Aguardo a que el sol
desde el bulevar oeste
derrame sus amarillos,
sus naranjas,
su azul pálido
y algún púrpura raro.

El azul oscuro para el cenit
y el Cinturón de Venus, tal vez,
como obsequio de despedida.

Rebosante de amapolas pronto estará el camino de Can Aimeric, que lleva al colegio de las niñas y ya apenas recuerdo el olor de los primeros días de primavera del año pasado. Lúa y Kalita están en una dimensión distópica y su visión me llega con instantes de retraso del futuro.

Eres como los sueños,
estás, te veo,
hablo contigo.
Nunca te alcanzo.

Asimismo, pienso en mi amiga Rocío Biedma, que iba a venir desde Jaén a Barcelona por Sant Jordi el año pasado, para que le presentara su último poemario en el Aula Maria Mercè Marsal de L'Associació Col·legial d'Escriptors de Catalunya (ACEC), en el Ateneu Barcelonès. Era su libro Cerezas en invierno, de Ediciones Lastura, en la colección Alcalima, prologada por el académico José María Lopera, el cual manifiesta:

Rocío Biedma inspira las circunstancias de sus sentimientos en fases de un cerezo, un árbol precioso, femenino y fuerte, cuyas flores son efímeras como este amor sentido, pero que su periodo natural le permite rendir cuentas de sus estaciones, ciclo que también existe cuando un amor empieza, crece, madura y muere con la esperanza de que después nazca un brote con el que, a pesar de las muchas desilusiones y empeños, podrá haber también «Cerezas en invierno».

Y en el epílogo del libro, yo le dije:

Es posible que la poesía, como el amor, suceda. Es posible que venga cuando ella quiera. Y hasta es posible que la poesía habite en ese sur secreto que tenemos todos los poetas en el abismo sin fin de nuestra sensibilidad. Pero el sur, además de una ilusión, también es un lugar cierto. Donde hay personas que viven y sufren, aman y escriben para transmitirnos esa vida que no le pertenece porque se la ha prestado la poesía.

En ese sur mágico y, a la vez, real, te topas un buen día con Rocío Biedma que renace cual marzo en un Jaén que, como en los cuentos de mi niñez, solo había amaneceres y geranios arrebolados en los balcones. Rocío lejana y, sin embargo, pegada al corazón. Siempre en el vértice de un rayo de luz.

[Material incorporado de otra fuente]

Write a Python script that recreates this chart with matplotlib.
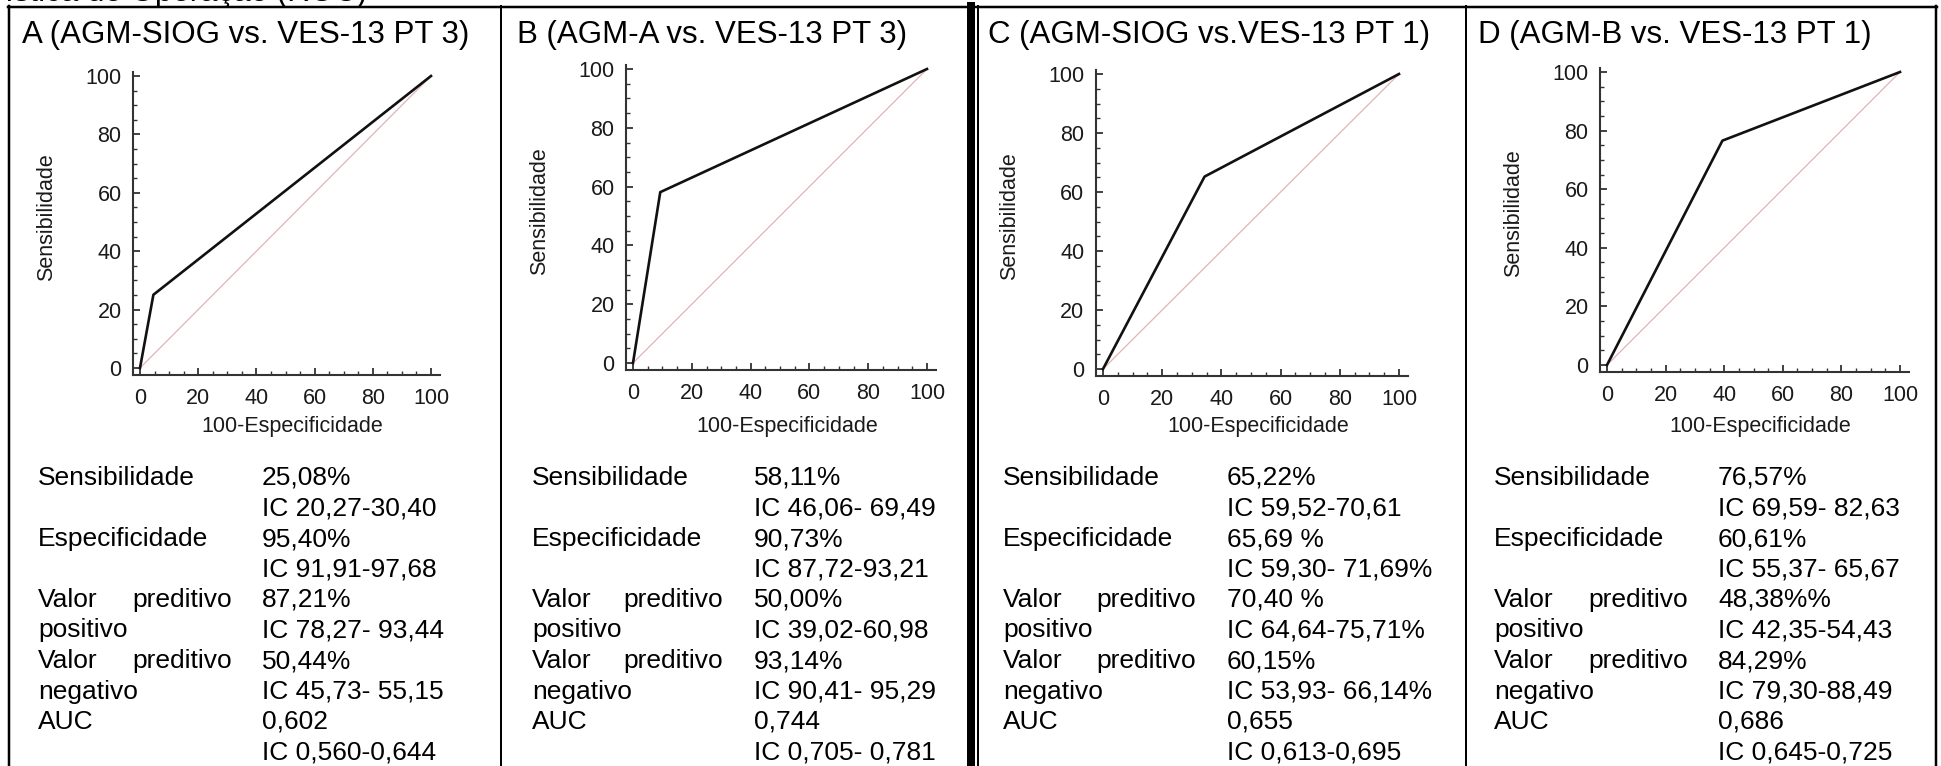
import matplotlib.pyplot as plt
from matplotlib.lines import Line2D
from matplotlib.ticker import MultipleLocator

plt.rcParams['font.family'] = ['Liberation Sans', 'DejaVu Sans']

W, H = 1941, 766

# dados
titulos = ['A (AGM-SIOG vs. VES-13 PT 3)', 'B (AGM-A vs. VES-13 PT 3)',
           'C (AGM-SIOG vs.VES-13 PT 1)', 'D (AGM-B vs. VES-13 PT 1)']

fpr_a = [0, 4.60, 100]
tpr_a = [0, 25.08, 100]
fpr_b = [0, 9.27, 100]
tpr_b = [0, 58.11, 100]
fpr_c = [0, 34.31, 100]
tpr_c = [0, 65.22, 100]
fpr_d = [0, 39.39, 100]
tpr_d = [0, 76.57, 100]

rotulos = ['Sensibilidade', '', 'Especificidade', '', 'Valor preditivo',
           'positivo', 'Valor preditivo', 'negativo', 'AUC', '']

valores_a = ['25,08%', 'IC 20,27-30,40', '95,40%', 'IC 91,91-97,68', '87,21%',
             'IC 78,27- 93,44', '50,44%', 'IC 45,73- 55,15', '0,602', 'IC 0,560-0,644']
valores_b = ['58,11%', 'IC 46,06- 69,49', '90,73%', 'IC 87,72-93,21', '50,00%',
             'IC 39,02-60,98', '93,14%', 'IC 90,41- 95,29', '0,744', 'IC 0,705- 0,781']
valores_c = ['65,22%', 'IC 59,52-70,61', '65,69 %', 'IC 59,30- 71,69%', '70,40 %',
             'IC 64,64-75,71%', '60,15%', 'IC 53,93- 66,14%', '0,655', 'IC 0,613-0,695']
valores_d = ['76,57%', 'IC 69,59- 82,63', '60,61%', 'IC 55,37- 65,67', '48,38%%',
             'IC 42,35-54,43', '84,29%', 'IC 79,30-88,49', '0,686', 'IC 0,645-0,725']

fprs = [fpr_a, fpr_b, fpr_c, fpr_d]
tprs = [tpr_a, tpr_b, tpr_c, tpr_d]
valores = [valores_a, valores_b, valores_c, valores_d]

# layout em pixels: (x de 0, x de 100, y de 0, y de 100)
eixos_px = [(140, 431, 368, 76), (633, 927, 363, 69),
            (1103, 1399, 369, 74), (1607, 1900, 365, 72)]
titulo_x = [22, 517, 988, 1478]
rotulo_x = [38, 532, 1003, 1494]
valor_x = [262, 754, 1227, 1718]
preditivo_fim = [232, 723, 1196, 1688]

XLIM = (-2.5, 103)
YLIM = (-2.5, 101.5)


def fx(x):
    return x / W


def fy(y):
    return 1 - y / H


fig = plt.figure(figsize=(W / 100, H / 100), dpi=100)

for i in range(4):
    x0, x100, y0, y100 = eixos_px[i]
    sx = (x100 - x0) / 100
    sy = (y0 - y100) / 100
    esq = x0 + XLIM[0] * sx
    dir_ = x0 + XLIM[1] * sx
    base = y0 - YLIM[0] * sy
    topo = y0 - YLIM[1] * sy
    ax = fig.add_axes([fx(esq), fy(base), (dir_ - esq) / W, (base - topo) / H])

    ax.plot([0, 100], [0, 100], color='#e2b4b4', lw=0.9)
    ax.plot(fprs[i], tprs[i], color='#111111', lw=1.9)
    ax.set_xlim(*XLIM)
    ax.set_ylim(*YLIM)

    for s in ['top', 'right']:
        ax.spines[s].set_visible(False)
    for s in ['left', 'bottom']:
        ax.spines[s].set_linewidth(1.5)
        ax.spines[s].set_color('#333333')

    ax.set_xticks(range(0, 101, 20))
    ax.set_yticks(range(0, 101, 20))
    ax.xaxis.set_minor_locator(MultipleLocator(5))
    ax.yaxis.set_minor_locator(MultipleLocator(5))
    ax.tick_params(which='both', direction='in', colors='#333333',
                   labelcolor='#1a1a1a', labelsize=15.5)
    ax.tick_params(which='major', length=5, width=1.3)
    ax.tick_params(which='minor', length=3, width=1.0)
    ax.tick_params(axis='x', pad=9)
    ax.tick_params(axis='y', pad=8)

    ax.set_xlabel('100-Especificidade', fontsize=15.5, color='#1a1a1a')
    ax.xaxis.set_label_coords(fx((x0 + x100) / 2 + 7), fy(427), transform=fig.transFigure)
    ax.xaxis.label.set_va('center')
    ax.set_ylabel('Sensibilidade', fontsize=15.5, color='#1a1a1a')
    ax.yaxis.set_label_coords(fx(x0 - 93), fy((y0 + y100) / 2 - 5), transform=fig.transFigure)
    ax.yaxis.label.set_va('center')

    # titulo do painel
    fig.text(fx(titulo_x[i]), fy(43), titulos[i], fontsize=22.5, va='baseline', ha='left')

    # tabela de resultados
    for r in range(10):
        yb = fy(485 + 30.5 * r)
        rot = rotulos[r]
        if rot.startswith('Valor'):
            fig.text(fx(rotulo_x[i]), yb, 'Valor', fontsize=19, va='baseline')
            fig.text(fx(preditivo_fim[i]), yb, 'preditivo', fontsize=19,
                     va='baseline', ha='right')
        elif rot:
            fig.text(fx(rotulo_x[i]), yb, rot, fontsize=19, va='baseline')
        fig.text(fx(valor_x[i]), yb, valores[i][r], fontsize=19, va='baseline')

# texto cortado acima da tabela (como na figura original)
fig.text(fx(367), fy(0.5), 'Curva Característica de Operação (ROC)', fontsize=22.5,
         ha='right', va='baseline')

# bordas da tabela
linhas = [
    ([8, 1937], [7, 7], 2.5),
    ([8.5, 8.5], [6, 766], 2.5),
    ([501, 501], [6, 766], 2.0),
    ([971, 971], [6, 766], 8.0),
    ([977.5, 977.5], [6, 766], 2.0),
    ([1465.5, 1465.5], [6, 766], 2.0),
    ([1936, 1936], [6, 766], 2.5),
]
for xs, ys, lw in linhas:
    fig.add_artist(Line2D([fx(v) for v in xs], [fy(v) for v in ys],
                          transform=fig.transFigure, color='black', lw=lw * 0.72))

fig.savefig('out.png', dpi=100)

Pero también Sant Jordi, a pesar de sus influencias, está en arresto domiciliario desde hace dos años. Sin embargo, como a los arrestados se le suele dejar salir algún día, tal vez lo veremos en La Rambla dentro de unos meses; nos reencontraremos con amigos y respiraremos letras y flores. Los abrazos vendrán como un regalo añadido.

Mientras tanto leeremos los versos de Rocío y, confinados pero confiados, veremos pasar los días con las pupilas llenas de versos.

Ella nos dice:

El amor es del color de las cerezas:
carmesí por la mañana,
púrpura al mediodía,
encarnado como el lubricán
antes de caer la tarde…

En el mundo exterior, sigue habiendo una realidad casi prestada, personas queridas, plantas y animales que sobreviven. Y la primavera, que no sabe de prohibiciones, se rige por leyes cósmicas y seguirá hermoseando como si nada.

Por los ausentes, solo nos queda llorar. Y ocupar algún día las calles que habíamos compartido con ellos: María Ángeles, Isidro, Joan, Esther, África, Marta, David, Domingo… estamos con vosotros en este bucle que llamamos vida.